▶ Task to carry out: Write out the data again in full, exactly as it reads.
★ ★ ★ ★
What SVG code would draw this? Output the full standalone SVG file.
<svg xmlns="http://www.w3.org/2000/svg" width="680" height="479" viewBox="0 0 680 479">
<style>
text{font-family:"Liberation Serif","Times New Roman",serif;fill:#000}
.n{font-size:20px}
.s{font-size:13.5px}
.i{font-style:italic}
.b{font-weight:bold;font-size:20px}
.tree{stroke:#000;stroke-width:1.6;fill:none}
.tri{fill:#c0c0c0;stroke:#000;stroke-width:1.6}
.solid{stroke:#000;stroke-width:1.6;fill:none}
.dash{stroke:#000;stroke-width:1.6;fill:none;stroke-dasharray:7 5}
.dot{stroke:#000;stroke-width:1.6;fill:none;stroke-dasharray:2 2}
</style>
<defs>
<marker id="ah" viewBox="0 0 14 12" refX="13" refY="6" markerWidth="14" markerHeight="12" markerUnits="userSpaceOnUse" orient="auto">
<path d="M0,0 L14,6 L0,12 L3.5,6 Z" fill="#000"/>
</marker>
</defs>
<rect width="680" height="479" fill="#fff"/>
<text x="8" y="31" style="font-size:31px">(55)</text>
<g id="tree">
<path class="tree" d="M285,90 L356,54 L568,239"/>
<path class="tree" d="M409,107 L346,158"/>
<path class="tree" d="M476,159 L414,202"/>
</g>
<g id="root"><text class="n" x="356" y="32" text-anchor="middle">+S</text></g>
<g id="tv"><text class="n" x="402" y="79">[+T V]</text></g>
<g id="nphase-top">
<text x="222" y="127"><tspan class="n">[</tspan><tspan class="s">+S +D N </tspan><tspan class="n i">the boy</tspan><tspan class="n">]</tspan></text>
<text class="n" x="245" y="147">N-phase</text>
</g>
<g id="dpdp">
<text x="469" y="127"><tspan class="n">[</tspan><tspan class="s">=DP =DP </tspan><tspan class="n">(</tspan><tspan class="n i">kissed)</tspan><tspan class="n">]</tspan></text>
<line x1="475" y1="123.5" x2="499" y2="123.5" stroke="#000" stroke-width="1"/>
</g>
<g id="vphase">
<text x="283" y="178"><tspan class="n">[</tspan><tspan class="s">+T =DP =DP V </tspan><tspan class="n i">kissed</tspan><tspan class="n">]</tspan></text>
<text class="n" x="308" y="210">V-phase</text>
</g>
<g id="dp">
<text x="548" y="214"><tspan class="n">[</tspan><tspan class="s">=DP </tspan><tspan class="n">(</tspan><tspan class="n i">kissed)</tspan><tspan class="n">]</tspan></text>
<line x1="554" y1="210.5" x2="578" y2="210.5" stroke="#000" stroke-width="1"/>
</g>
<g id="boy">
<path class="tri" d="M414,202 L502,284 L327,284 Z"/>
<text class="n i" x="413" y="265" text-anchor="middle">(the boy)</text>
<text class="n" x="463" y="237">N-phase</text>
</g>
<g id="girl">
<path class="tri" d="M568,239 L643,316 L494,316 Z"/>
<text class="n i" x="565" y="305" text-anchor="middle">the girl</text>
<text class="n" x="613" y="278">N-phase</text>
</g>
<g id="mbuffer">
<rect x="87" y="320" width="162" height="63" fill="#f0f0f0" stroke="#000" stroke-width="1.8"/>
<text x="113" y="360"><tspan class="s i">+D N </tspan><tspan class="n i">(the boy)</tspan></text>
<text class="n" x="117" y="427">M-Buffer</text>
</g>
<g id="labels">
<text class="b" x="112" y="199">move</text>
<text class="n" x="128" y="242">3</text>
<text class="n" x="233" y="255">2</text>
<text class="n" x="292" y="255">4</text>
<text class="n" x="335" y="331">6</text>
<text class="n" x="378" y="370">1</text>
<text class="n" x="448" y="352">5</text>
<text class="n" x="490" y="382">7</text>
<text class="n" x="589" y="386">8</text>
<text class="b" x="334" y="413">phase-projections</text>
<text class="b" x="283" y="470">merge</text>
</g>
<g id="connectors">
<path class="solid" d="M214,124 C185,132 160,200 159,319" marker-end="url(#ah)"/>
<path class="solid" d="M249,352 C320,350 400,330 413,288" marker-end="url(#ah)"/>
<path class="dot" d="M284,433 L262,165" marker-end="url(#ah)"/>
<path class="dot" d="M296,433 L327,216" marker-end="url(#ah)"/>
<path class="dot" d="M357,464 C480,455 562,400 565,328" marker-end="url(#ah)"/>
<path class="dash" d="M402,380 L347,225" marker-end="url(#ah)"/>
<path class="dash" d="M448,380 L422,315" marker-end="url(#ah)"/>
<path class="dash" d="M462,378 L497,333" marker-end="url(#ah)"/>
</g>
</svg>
★ ★ ★ ★
▶ Correct answer:
What SVG code would draw this? Output the full standalone SVG file.
<svg xmlns="http://www.w3.org/2000/svg" width="680" height="479" viewBox="0 0 680 479">
<style>
text{font-family:"Liberation Serif","Times New Roman",serif;fill:#000}
.n{font-size:20px}
.s{font-size:13.5px}
.i{font-style:italic}
.b{font-weight:bold;font-size:20px}
.tree{stroke:#000;stroke-width:1.6;fill:none}
.tri{fill:#c0c0c0;stroke:#000;stroke-width:1.6}
.solid{stroke:#000;stroke-width:1.6;fill:none}
.dash{stroke:#000;stroke-width:1.6;fill:none;stroke-dasharray:7 5}
.dot{stroke:#000;stroke-width:1.6;fill:none;stroke-dasharray:2 2}
</style>
<defs>
<marker id="ah" viewBox="0 0 14 12" refX="13" refY="6" markerWidth="14" markerHeight="12" markerUnits="userSpaceOnUse" orient="auto">
<path d="M0,0 L14,6 L0,12 L3.5,6 Z" fill="#000"/>
</marker>
</defs>
<rect width="680" height="479" fill="#fff"/>
<text x="8" y="31" style="font-size:31px">(55)</text>
<g id="tree">
<path class="tree" d="M285,90 L356,54 L568,239"/>
<path class="tree" d="M409,107 L346,158"/>
<path class="tree" d="M476,159 L414,202"/>
</g>
<g id="root"><text class="n" x="356" y="32" text-anchor="middle">+S</text></g>
<g id="tv"><text class="n" x="402" y="79">[+T V]</text></g>
<g id="nphase-top">
<text x="222" y="127"><tspan class="n">[</tspan><tspan class="s">+S +D N </tspan><tspan class="n i">the boy</tspan><tspan class="n">]</tspan></text>
<text class="n" x="245" y="147">N-phase</text>
</g>
<g id="dpdp">
<text x="469" y="127"><tspan class="n">[</tspan><tspan class="s">=DP =DP </tspan><tspan class="n">(</tspan><tspan class="n i">kissed)</tspan><tspan class="n">]</tspan></text>
<line x1="475" y1="123.5" x2="499" y2="123.5" stroke="#000" stroke-width="1"/>
</g>
<g id="vphase">
<text x="283" y="178"><tspan class="n">[</tspan><tspan class="s">+T =DP =DP V </tspan><tspan class="n i">kissed</tspan><tspan class="n">]</tspan></text>
<text class="n" x="308" y="210">V-phase</text>
</g>
<g id="dp">
<text x="548" y="214"><tspan class="n">[</tspan><tspan class="s">=DP </tspan><tspan class="n">(</tspan><tspan class="n i">kissed)</tspan><tspan class="n">]</tspan></text>
<line x1="554" y1="210.5" x2="578" y2="210.5" stroke="#000" stroke-width="1"/>
</g>
<g id="boy">
<path class="tri" d="M414,202 L502,284 L327,284 Z"/>
<text class="n i" x="413" y="265" text-anchor="middle">(the boy)</text>
<text class="n" x="463" y="237">N-phase</text>
</g>
<g id="girl">
<path class="tri" d="M568,239 L643,316 L494,316 Z"/>
<text class="n i" x="565" y="305" text-anchor="middle">the girl</text>
<text class="n" x="613" y="278">N-phase</text>
</g>
<g id="mbuffer">
<rect x="87" y="320" width="162" height="63" fill="#f0f0f0" stroke="#000" stroke-width="1.8"/>
<text x="113" y="360"><tspan class="s i">+D N </tspan><tspan class="n i">(the boy)</tspan></text>
<text class="n" x="117" y="427">M-Buffer</text>
</g>
<g id="labels">
<text class="b" x="112" y="199">move</text>
<text class="n" x="128" y="242">3</text>
<text class="n" x="233" y="255">2</text>
<text class="n" x="292" y="255">4</text>
<text class="n" x="335" y="331">6</text>
<text class="n" x="378" y="370">1</text>
<text class="n" x="448" y="352">5</text>
<text class="n" x="490" y="382">7</text>
<text class="n" x="589" y="386">8</text>
<text class="b" x="334" y="413">phase-projections</text>
<text class="b" x="283" y="470">merge</text>
</g>
<g id="connectors">
<path class="solid" d="M214,124 C185,132 160,200 159,319" marker-end="url(#ah)"/>
<path class="solid" d="M249,352 C320,350 400,330 413,288" marker-end="url(#ah)"/>
<path class="dot" d="M284,433 L262,165" marker-end="url(#ah)"/>
<path class="dot" d="M296,433 L327,216" marker-end="url(#ah)"/>
<path class="dot" d="M357,464 C480,455 562,400 565,328" marker-end="url(#ah)"/>
<path class="dash" d="M402,380 L347,225" marker-end="url(#ah)"/>
<path class="dash" d="M448,380 L422,315" marker-end="url(#ah)"/>
<path class="dash" d="M462,378 L497,333" marker-end="url(#ah)"/>
</g>
</svg>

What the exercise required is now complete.